↓↓↓
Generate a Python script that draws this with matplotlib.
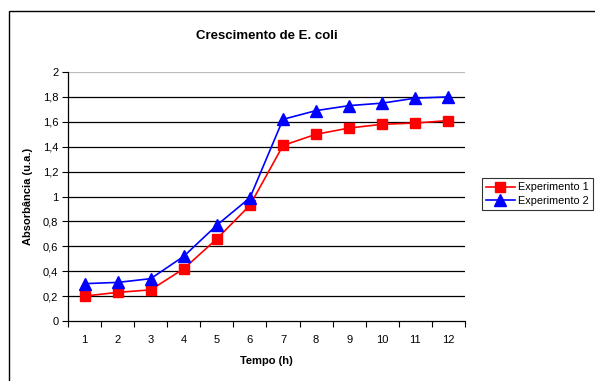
import matplotlib
matplotlib.use('Agg')
import matplotlib.pyplot as plt
from matplotlib.patches import Rectangle
from matplotlib.ticker import FuncFormatter, FixedLocator

plt.rcParams['font.family'] = ['Liberation Sans', 'DejaVu Sans']

tempo = [1, 2, 3, 4, 5, 6, 7, 8, 9, 10, 11, 12]
exp1 = [0.20, 0.23, 0.25, 0.42, 0.66, 0.93, 1.41, 1.50, 1.55, 1.58, 1.59, 1.61]
exp2 = [0.30, 0.31, 0.34, 0.52, 0.77, 0.99, 1.62, 1.69, 1.73, 1.75, 1.79, 1.80]
labels = ['Experimento 1', 'Experimento 2']

fig = plt.figure(figsize=(5.95, 3.81), dpi=100)
fig.patches.append(Rectangle((9 / 595, -0.1), 1.1, 1 - 11 / 381 + 0.1,
                             transform=fig.transFigure, fill=False,
                             edgecolor='black', linewidth=1.0))

ax = fig.add_axes([68 / 595, 60 / 381, 397 / 595, 249 / 381])
ax.plot(tempo, exp1, color='#ff0000', marker='s', markersize=7, linewidth=1.2,
        label=labels[0], zorder=3)
ax.plot(tempo, exp2, color='#0000ff', marker='^', markersize=8.5, linewidth=1.2,
        label=labels[1], zorder=3)

ax.set_xlim(0.5, 12.5)
ax.set_ylim(0, 2)
ax.set_yticks([i * 0.2 for i in range(11)])
ax.yaxis.set_major_formatter(FuncFormatter(lambda v, p: ('%g' % round(v, 1)).replace('.', ',')))
ax.set_xticks(tempo)
ax.xaxis.set_minor_locator(FixedLocator([i + 0.5 for i in range(0, 13)]))
ax.tick_params(axis='x', which='major', length=0, labelsize=8, pad=10)
ax.tick_params(axis='x', which='minor', length=4, direction='out', width=0.8)
ax.tick_params(axis='y', length=4, direction='out', width=0.8, labelsize=8, pad=3)

for v in [i * 0.2 for i in range(1, 11)]:
    ax.axhline(v, color='black' if v < 1.99 else '#bbbbbb', linewidth=0.9, zorder=1)

ax.spines['top'].set_visible(False)
ax.spines['right'].set_visible(False)
ax.spines['left'].set_linewidth(0.9)
ax.spines['bottom'].set_linewidth(0.9)

ax.set_title('Crescimento de E. coli', fontsize=9.5, fontweight='bold', pad=24)
ax.set_xlabel('Tempo (h)', fontsize=8, fontweight='bold', labelpad=8)
ax.set_ylabel('Absorbância (u.a.)', fontsize=8, fontweight='bold', labelpad=7)

leg = fig.legend(loc='upper left', bbox_to_anchor=(482 / 595, 1 - 178 / 381),
                 borderaxespad=0, fancybox=False, frameon=True, fontsize=7.8,
                 handlelength=2.6, handletextpad=0.3, borderpad=0.4, labelspacing=0.35)
leg.get_frame().set_edgecolor('black')
leg.get_frame().set_linewidth(0.8)

fig.savefig('out.png', dpi=100)
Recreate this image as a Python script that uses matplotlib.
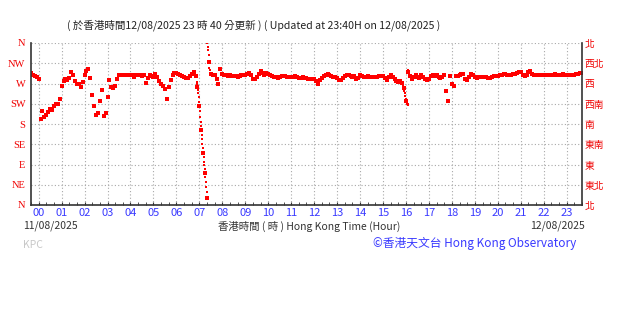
import numpy as np
import matplotlib
matplotlib.use("Agg")
import matplotlib.pyplot as plt

plt.rcParams['font.family'] = ['Noto Sans CJK TC', 'DejaVu Sans']

# ---- data: wind direction (deg), one reading every 5 min from 11/08 23:40 ----
start_min = -20
step_min = 5
wind_dir = [
    293, 290, 287, 284,                                              # 23:40-23:55
    281, 192, 210, 196, 199, 206, 214, 211, 219, 224, 224, 235,      # 00
    265, 275, 280, 278, 282, 296, 290, 276, 268, 268, 262, 274,      # 01
    290, 297, 303, 282, 245, 219, 200, 205, 232, 256, 198, 205,      # 02
    240, 278, 262, 259, 264, 280, 290, 288, 289, 288, 288, 288,      # 03
    289, 288, 284, 288, 289, 288, 287, 289, 272, 282, 289, 286,      # 04
    285, 292, 284, 276, 270, 265, 258, 235, 262, 278, 288, 293,      # 05
    294, 291, 289, 287, 285, 283, 282, 287, 292, 296, 286, 262,      # 06
    220, 166, 116, 72, 15, 318, 292, 290, 289, 281, 270, 303,        # 07
    291, 289, 288, 287, 289, 287, 286, 287, 285, 286, 289, 290,      # 08
    290, 291, 293, 288, 280, 281, 285, 291, 298, 293, 289, 293,      # 09
    291, 289, 287, 284, 285, 282, 285, 286, 287, 286, 285, 285,      # 10
    285, 285, 286, 285, 283, 282, 284, 282, 283, 280, 279, 280,      # 11
    279, 276, 270, 278, 282, 287, 290, 291, 289, 287, 285, 284,      # 12
    282, 278, 277, 283, 287, 289, 289, 287, 284, 286, 281, 283,      # 13
    289, 287, 285, 285, 286, 285, 284, 285, 284, 285, 286, 286,      # 14
    287, 282, 277, 285, 288, 285, 281, 275, 273, 276, 272, 259,      # 15
    232, 296, 286, 281, 285, 288, 285, 283, 288, 284, 279, 278,      # 16
    281, 287, 288, 286, 288, 285, 282, 284, 288, 254, 232, 287,      # 17
    268, 264, 287, 286, 289, 291, 292, 281, 278, 284, 291, 290,      # 18
    285, 283, 284, 285, 285, 285, 284, 282, 283, 285, 286, 286,      # 19
    287, 288, 290, 291, 291, 290, 288, 290, 291, 292, 294, 296,      # 20
    295, 289, 287, 289, 295, 298, 291, 288, 288, 289, 289, 289,      # 21
    289, 289, 289, 289, 289, 290, 291, 290, 289, 290, 291, 290,      # 22
    289, 289, 288, 290, 290, 292, 292, 293, 293,                     # 23:00-23:40
]

# minute readings where the direction swings fast (minutes after 00:00)
swing1_min = list(range(413, 448))
swing1_dir = [274, 268, 262, 255, 248, 240, 230, 220, 208, 196, 185, 176,
              166, 156, 146, 136, 126, 116, 106, 96, 88, 80, 72, 62, 52,
              40, 28, 15, 359, 352, 345, 333, 318, 305, 300]
swing2_min = list(range(950, 967))
swing2_dir = [272, 271, 270, 267, 263, 259, 254, 248, 242, 236, 232, 229,
              226, 224, 223, 225, 300]

dir_ticks = [0, 45, 90, 135, 180, 225, 270, 315, 360]
dir_en = ['N', 'NE', 'E', 'SE', 'S', 'SW', 'W', 'NW', 'N']
dir_zh = ['北', '東北', '東', '東南', '南', '西南', '西', '西北', '北']
hour_labels = ['%02d' % h for h in range(24)]

# ---- figure ----
W, H = 626, 310
fig = plt.figure(figsize=(W / 100, H / 100), dpi=100)
ax = fig.add_axes([31 / W, 1 - 205 / H, 551 / W, 162 / H])

t = [(start_min + step_min * i) / 60 for i in range(len(wind_dir))]
red = '#ff0000'
ax.plot(t, wind_dir, 's', ms=2.3, mew=0, color=red)
ax.plot([m / 60 for m in swing1_min], swing1_dir, 's', ms=1.7, mew=0, color=red)
ax.plot([m / 60 for m in swing2_min], swing2_dir, 's', ms=1.7, mew=0, color=red)

ax.set_xlim(-20 / 60, 1420 / 60)
ax.set_ylim(0, 360)
ax.set_yticks(dir_ticks)
ax.set_yticklabels(dir_en, family='Liberation Serif', fontsize=7.5, color='#f00000')
ax.set_xticks(range(24))
ax.set_xticklabels(hour_labels, fontsize=8, color='#3a3aff')
ax.set_xticks(np.arange(-1 / 3, 23.7, 1 / 3), minor=True)
ax.tick_params(axis='x', which='both', direction='in', length=2, color='#333333', pad=2)
ax.tick_params(axis='y', length=0, pad=4)
ax.grid(True, color='#a8a8a8', linestyle=(0, (1, 2)), linewidth=0.8)

for s in ['left', 'right', 'bottom']:
    ax.spines[s].set_color('#333333')
    ax.spines[s].set_linewidth(1.2)
ax.spines['top'].set_visible(False)

ax2 = ax.twinx()
ax2.set_ylim(0, 360)
ax2.set_yticks(dir_ticks)
ax2.set_yticklabels(dir_zh, fontsize=7, color='#f00000')
ax2.tick_params(axis='y', length=0, pad=2)
for s in ax2.spines.values():
    s.set_visible(False)


def px_text(x, y, s, **kw):
    fig.text(x / W, 1 - y / H, s, va='center', **kw)


px_text(67, 25, '( 於香港時間12/08/2025 23 時 40 分更新 ) ( Updated at 23:40H on 12/08/2025 )',
        fontsize=7.6, color='#222222')
px_text(23, 226, '11/08/2025', fontsize=7.5, color='#333333')
px_text(309, 226, '香港時間 ( 時 ) Hong Kong Time (Hour)', fontsize=7.5, color='#333333', ha='center')
px_text(585, 226, '12/08/2025', fontsize=7.5, color='#333333', ha='right')
px_text(23, 245, 'KPC', fontsize=7.5, color='#c8c8c8')
px_text(576, 243, '©香港天文台 Hong Kong Observatory', fontsize=8.5, color='#3a3aff', ha='right')

fig.savefig('out.png', dpi=100)
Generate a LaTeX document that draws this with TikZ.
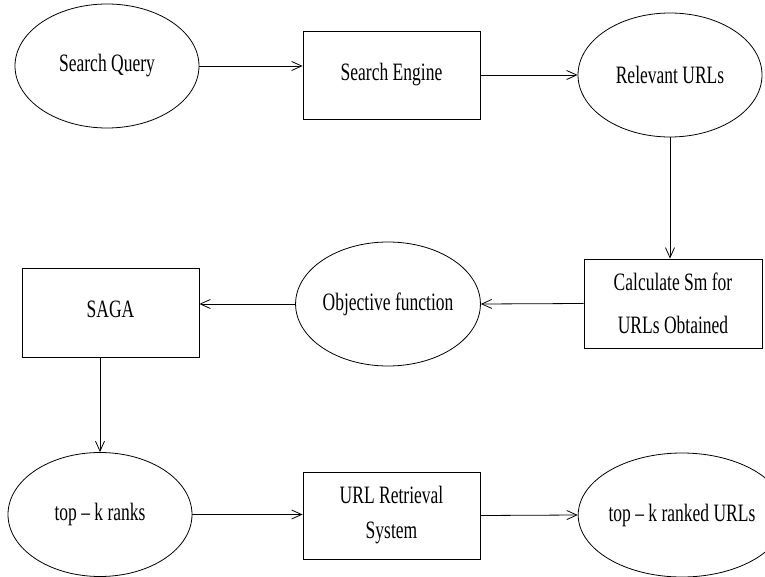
↑↑↑
▶ _Problem details_: Starting at the top of the listing above, reproduce each line up to and including the one with "plt.rcParams['font.family'] = ['Liberation"; omit the pictures.

▶ _Solution to the exercise_:
Generate a Python script that draws this with matplotlib.
import matplotlib
matplotlib.use('Agg')
import matplotlib.pyplot as plt
from matplotlib.patches import Rectangle
from matplotlib.ticker import FuncFormatter, FixedLocator

plt.rcParams['font.family'] = ['Liberation Sans', 'DejaVu Sans']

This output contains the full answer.